◆ **Exercise**
Which lines in the material below contain the word "chart"? Copy each of them.

* start *

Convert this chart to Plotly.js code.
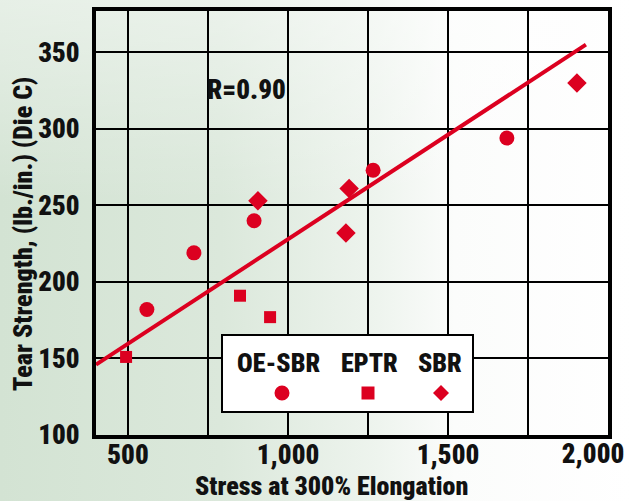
<!DOCTYPE html>
<html>
<head>
<meta charset="utf-8">
<script src="https://cdn.plot.ly/plotly-3.0.1.min.js"></script>
<style>html,body{margin:0;padding:0;background:#fff}#chart{width:631px;height:501px}</style>
</head>
<body>
<div id="chart"></div>
<script>
// ---- data ----
const oeSbrX = [559, 706, 894, 1266, 1684];
const oeSbrY = [182, 219, 240, 273, 294];
const eptrX = [494, 850, 944];
const eptrY = [151, 191, 177];
const sbrX = [906, 1191, 1181, 1903];
const sbrY = [253, 261, 232, 330];
const fitX = [400, 1931];
const fitY = [146, 355];
const xTickVals = [500, 750, 1000, 1250, 1500, 1750, 2000];
const xTickText = ["500", "", "1,000", "", "1,500", "", "2,000"];
const yTickVals = [100, 150, 200, 250, 300, 350];
const yTickText = ["100", "150", "200", "250", "300", "350"];
const seriesNames = ["OE-SBR", "EPTR", "SBR"];
const rLabel = "R=0.90";
const xTitle = "Stress at 300% Elongation";
const yTitle = "Tear Strength, (lb./in.) (Die C)";

const RED = "#dc0020";
const FAM = '"Roboto Condensed", "DejaVu Sans Condensed", sans-serif';
const f = (size) => ({family: FAM, size: size, color: "#111", weight: 900});

// the last x label sits at the right frame edge; it is drawn on an overlay axis nudged left
const nMain = xTickVals.length - 1;
const xMainVals = xTickVals.slice(0, nMain), xMainText = xTickText.slice(0, nMain);
const xEndVals = xTickVals.slice(nMain), xEndText = xTickText.slice(nMain);

const traces = [
  {x: fitX, y: fitY, xaxis: "x2", mode: "lines", line: {color: RED, width: 4}, showlegend: false, hoverinfo: "skip"},
  {x: oeSbrX, y: oeSbrY, name: seriesNames[0], mode: "markers", marker: {symbol: "circle", size: 15, color: RED}, showlegend: false},
  {x: eptrX, y: eptrY, name: seriesNames[1], mode: "markers", marker: {symbol: "square", size: 12, color: RED}, showlegend: false},
  {x: sbrX, y: sbrY, name: seriesNames[2], mode: "markers", marker: {symbol: "diamond", size: 15, color: RED}, showlegend: false}
];

const bg = "data:image/svg+xml;utf8," + encodeURIComponent(
  '<svg xmlns="http://www.w3.org/2000/svg" width="631" height="501" preserveAspectRatio="none">' +
  '<defs><linearGradient id="g" x1="0" y1="0" x2="1" y2="0">' +
  '<stop offset="0" stop-color="#d3e3d3"/><stop offset="0.35" stop-color="#dbe8db"/>' +
  '<stop offset="0.6" stop-color="#eef4ee"/><stop offset="0.72" stop-color="#fbfcfb"/>' +
  '<stop offset="1" stop-color="#ffffff"/></linearGradient>' +
  '<linearGradient id="v" x1="0" y1="0" x2="0" y2="1"><stop offset="0" stop-color="#ffffff" stop-opacity="0.45"/>' +
  '<stop offset="0.4" stop-color="#ffffff" stop-opacity="0"/></linearGradient></defs>' +
  '<rect width="631" height="501" fill="url(#g)"/><rect width="631" height="501" fill="url(#v)"/></svg>');

const px = v => (v - 96) / 512;
const py = v => (435 - v) / 424;
const ann = (text, x, y, size, extra) => Object.assign({
  text: text, xref: "paper", yref: "paper", x: px(x), y: py(y),
  xanchor: "center", yanchor: "middle", showarrow: false, font: f(size)}, extra || {});

const xCommon = {
  range: [400, 2000], tickmode: "array", zeroline: false,
  ticks: "", tickfont: f(27)
};

const layout = {
  width: 631, height: 501,
  margin: {l: 96, r: 23, t: 11, b: 66},
  paper_bgcolor: "rgba(0,0,0,0)",
  plot_bgcolor: "rgba(0,0,0,0)",
  showlegend: false,
  font: f(24),
  images: [{source: bg, xref: "paper", yref: "paper", x: -96/512, y: 1 + 11/424,
            sizex: 631/512, sizey: 501/424, sizing: "stretch", xanchor: "left", yanchor: "top", layer: "below"}],
  xaxis: Object.assign({}, xCommon, {
    tickvals: xMainVals, ticktext: xMainText, ticklabelstandoff: -7,
    showgrid: true, gridcolor: "#000", gridwidth: 2,
    showline: true, linecolor: "#000", linewidth: 4, mirror: true
  }),
  xaxis2: Object.assign({}, xCommon, {
    overlaying: "x", side: "bottom", anchor: "y",
    tickvals: xEndVals, ticktext: xEndText, ticklabelshift: -15,
    showgrid: false, showline: false
  }),
  yaxis: {
    range: [100, 377], tickmode: "array", tickvals: yTickVals, ticktext: yTickText,
    showgrid: true, gridcolor: "#000", gridwidth: 2, zeroline: false,
    showline: true, linecolor: "#000", linewidth: 4, mirror: true,
    ticks: "outside", ticklen: 7, tickcolor: "rgba(0,0,0,0)",
    tickfont: f(27)
  },
  shapes: [
    {type: "rect", xref: "paper", yref: "paper", x0: px(222), x1: px(473), y0: py(412), y1: py(335),
     fillcolor: "#ffffff", line: {color: "#000", width: 2}, layer: "above"},
    {type: "circle", xref: "paper", yref: "paper", xsizemode: "pixel", ysizemode: "pixel",
     xanchor: px(282), yanchor: py(393), x0: -7.5, x1: 7.5, y0: -7.5, y1: 7.5,
     fillcolor: RED, line: {width: 0}, layer: "above"},
    {type: "rect", xref: "paper", yref: "paper", xsizemode: "pixel", ysizemode: "pixel",
     xanchor: px(368), yanchor: py(393), x0: -6.5, x1: 6.5, y0: -6.5, y1: 6.5,
     fillcolor: RED, line: {width: 0}, layer: "above"},
    {type: "path", xref: "paper", yref: "paper", xsizemode: "pixel", ysizemode: "pixel",
     xanchor: px(441), yanchor: py(393), path: "M -8 0 L 0 8 L 8 0 L 0 -8 Z",
     fillcolor: RED, line: {width: 0}, layer: "above"}
  ],
  annotations: [
    ann(rLabel, 246, 90, 27),
    ann(seriesNames[0], 278, 363, 26),
    ann(seriesNames[1], 369, 363, 26),
    ann(seriesNames[2], 440, 363, 26),
    ann(xTitle, 331, 486, 26),
    ann(yTitle, 23, 234, 26, {textangle: -90})
  ]
};

Plotly.newPlot("chart", traces, layout, {staticPlot: true, displayModeBar: false});
</script>
</body>
</html>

* end *

◆ **Solution to the exercise**
Convert this chart to Plotly.js code.
<style>html,body{margin:0;padding:0;background:#fff}#chart{width:631px;height:501px}</style>
<div id="chart"></div>
Plotly.newPlot("chart", traces, layout, {staticPlot: true, displayModeBar: false});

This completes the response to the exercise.